Problem: A triangle is formed with one vertex at the vertex of the parabola $y=x^2-1$ and the other two vertices at the intersections of the line $y=r$ and the parabola. If the area of the triangle is between $8$ and $64$ inclusive, find all possible values of $r$. Express your answer in interval notation.
Explanation: The $x$-coordinate of the vertex of the parabola is $\frac{-b}{2a}=\frac{0}{2(1)}=0$. The vertex is then $(0,-1)$. The intersections of the line $y=r$ with $y=x^2-1$ are found by setting the $y$ values equal to each other, so \begin{align*}
r&=x^2-1 \\
\Rightarrow \quad r+1&=x^2 \\
\Rightarrow \quad \pm\sqrt{r+1}&=x.
\end{align*}So the vertices of our triangle are $(0,-1)$, $(-\sqrt{r+1},r)$, and $(\sqrt{r+1},r)$. If we take the horizontal segment along the line $y=r$ to be the base of the triangle, we can find its length as the difference between the $x$-coordinates, which is $\sqrt{r+1}-(-\sqrt{r+1})=2\sqrt{r+1}$. The height of the triangle is the distance from $(0,-1)$ to the line $y=r$, or $r+1$. So the area of the triangle is
\[A = \frac{1}{2}bh=\frac{1}{2}(2\sqrt{r+1})(r+1)=(r+1)\sqrt{r+1}.\]This can be expressed as $(r+1)^{\frac{3}{2}}$.
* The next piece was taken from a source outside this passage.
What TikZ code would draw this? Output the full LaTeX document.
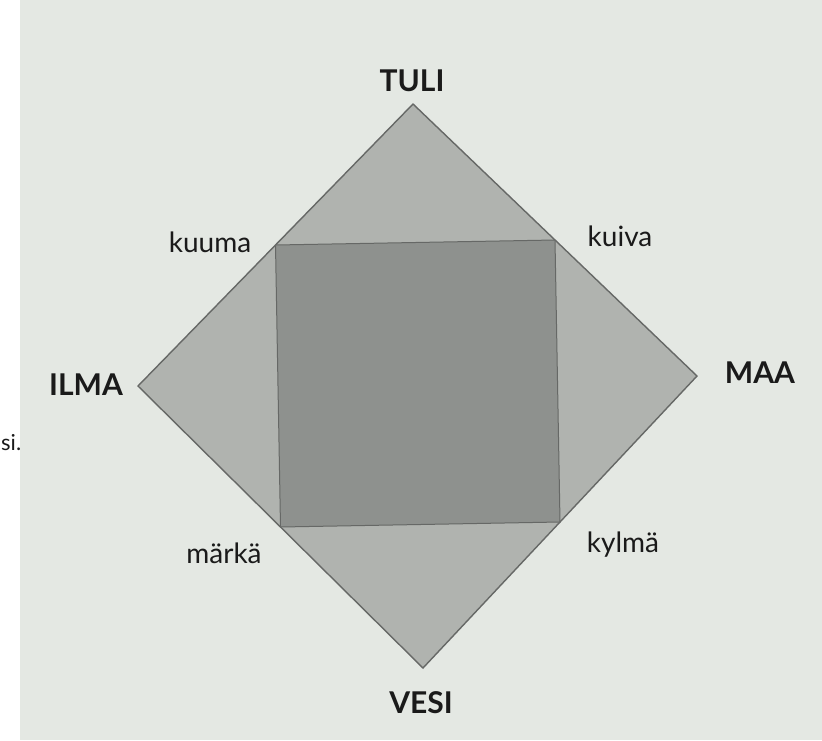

We have $8\le A\le 64$, so $8\le (r+1)^{\frac{3}{2}} \le 64$. Taking the cube root of all three sides gives $2\le (r+1)^{\frac{1}{2}}\le 4$, and squaring gives $4\le r+1\le 16$. Finally, subtract $1$ to find $3\le r\le 15$. In interval notation, this is $\boxed{[3,15]}$.